The duo joined their groups for training, conducted by Issam Fares Institute at the American University of Beirut, on interviewing and research techniques before going out on the streets, trying to understand problems facing hosts and refugees alike. ‘’We went out to the field, looking for Lebanese residents and Syrian refugees,’’ said Adnan, whose mission was to inspect renting problems.
‘’We wanted to put the finger on common issues.. We asked if families were staying in rented houses. Who pays for the rent and how many people in the household work. How many members there are in the family. The size of the house.
Having identified four or five main problems that existed in the majority of households we visited, our next step is to come up with a project that solves these problems.’’
In Majdal Anjar, Rana and her friends wanted to know what was needed to alleviate the misery of thousands of refugees stranded in makeshift tents with their children. They found out that people were living within the minimum shelter and protection standards.
Rana said, ‘’Some families had to go outside their house to have a shower. Others had to split a room using curtains, so they could have two spaces; for living and sleeping.
We also saw children who worked to secure bread for their families. We felt we had to get their message across. Let voices be heard. The voice of a 12-year-old boy working in construction because he had no other option.’’
Save the Children’s project, executed in the two Bekaa towns in addition to a third village in the North, aims to give a voice to youth and encourage them to express their worries and ambitions. It hopes to contribute to the introduction of much-needed change in their social environment.
Having identified these problems, the youth now want to see tangible change. They are hopeful that their recommendations will translate into actions to improve life for all communities.
The experience has left a great personal impact.

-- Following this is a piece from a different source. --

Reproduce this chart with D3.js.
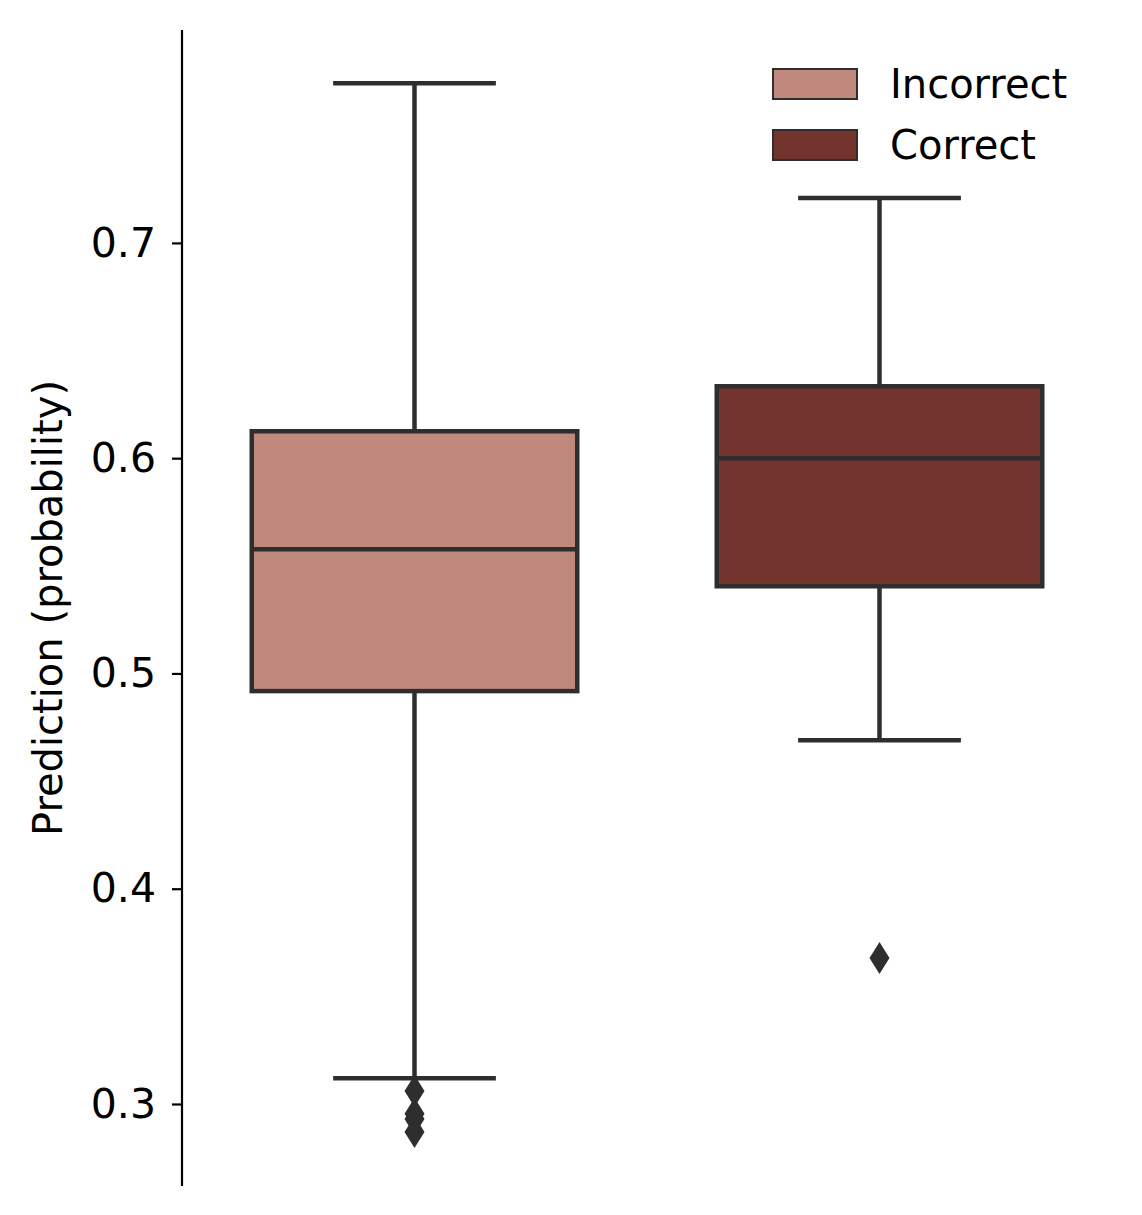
<!DOCTYPE html>
<html><head><meta charset="utf-8">
<script src="https://cdn.jsdelivr.net/npm/d3@7"></script>
<style>body{margin:0;background:#fff}text{font-family:"DejaVu Sans",sans-serif}</style>
</head><body>
<script>
const categories = ["Incorrect", "Correct"];
const colors = ["#c1897e", "#73342d"];
const whiskerLow = [0.312, 0.469];
const q1 = [0.4918, 0.5405];
const median = [0.5577, 0.600];
const q3 = [0.6125, 0.6334];
const whiskerHigh = [0.7742, 0.7209];
const outliers = [[0.306, 0.2955, 0.293, 0.287], [0.3678]];
const yTicks = [0.3, 0.4, 0.5, 0.6, 0.7];

const W = 1142, H = 1215, line = "#2e2e2e";
const svg = d3.select("body").append("svg").attr("width", W).attr("height", H);

const y = d3.scaleLinear().domain([0.2619, 0.7989]).range([1186, 30]);
const x = d3.scaleBand().domain(categories).range([182, 1112]).paddingInner(0.3).paddingOuter(0.15);

// y axis
const ax = svg.append("g").attr("transform", "translate(182,0)")
    .call(d3.axisLeft(y).tickValues(yTicks).tickFormat(d3.format(".1f")).tickSize(10).tickPadding(16));
ax.select(".domain").attr("d", "M0,30V1186").attr("stroke", "#000").attr("stroke-width", 2.2);
ax.selectAll(".tick line").attr("stroke", "#000").attr("stroke-width", 2.2);
ax.selectAll(".tick text").attr("font-size", 41).attr("fill", "#000");

svg.append("text")
    .attr("transform", "translate(62,608) rotate(-90)")
    .attr("text-anchor", "middle")
    .attr("font-size", 40)
    .text("Prediction (probability)");

categories.forEach((c, i) => {
    const cx = x(c) + x.bandwidth() / 2;
    const g = svg.append("g").attr("stroke", line).attr("stroke-width", 4.5);
    g.append("line").attr("x1", cx).attr("x2", cx).attr("y1", y(whiskerHigh[i])).attr("y2", y(q3[i]));
    g.append("line").attr("x1", cx).attr("x2", cx).attr("y1", y(q1[i])).attr("y2", y(whiskerLow[i]));
    const cap = x.bandwidth() / 4;
    [whiskerHigh[i], whiskerLow[i]].forEach(v =>
        g.append("line").attr("x1", cx - cap).attr("x2", cx + cap).attr("y1", y(v)).attr("y2", y(v)));
    g.append("rect").attr("x", x(c)).attr("width", x.bandwidth())
        .attr("y", y(q3[i])).attr("height", y(q1[i]) - y(q3[i]))
        .attr("fill", colors[i]);
    g.append("line").attr("x1", x(c)).attr("x2", x(c) + x.bandwidth())
        .attr("y1", y(median[i])).attr("y2", y(median[i]));
    outliers[i].forEach(v =>
        svg.append("path").attr("d", "M0,-16L10,0L0,16L-10,0Z")
            .attr("transform", `translate(${cx},${y(v)})`).attr("fill", line));
});

// legend
const lg = svg.append("g").attr("transform", "translate(773,69)");
categories.forEach((c, i) => {
    lg.append("rect").attr("x", 0).attr("y", i * 61).attr("width", 84).attr("height", 30)
        .attr("fill", colors[i]).attr("stroke", line).attr("stroke-width", 2);
    lg.append("text").attr("x", 117).attr("y", i * 61 + 15).attr("dy", "0.35em")
        .attr("font-size", 40).text(c);
});
</script>
</body></html>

The two youngsters speak of being more open and confident. They understand the suffering of people.
‘’I learned that if one wants to help one can,’’ said Adnan.
‘’Save the Children has succeeded in bringing together this group of youth, who work together to create a new atmosphere. These young people, like myself, acquire essential life skills here. We feel we are doing something great- putting a positive spin on the misery of too many people.’’
If there is one reward that Adnan and Rana can think of, it is that change to the better.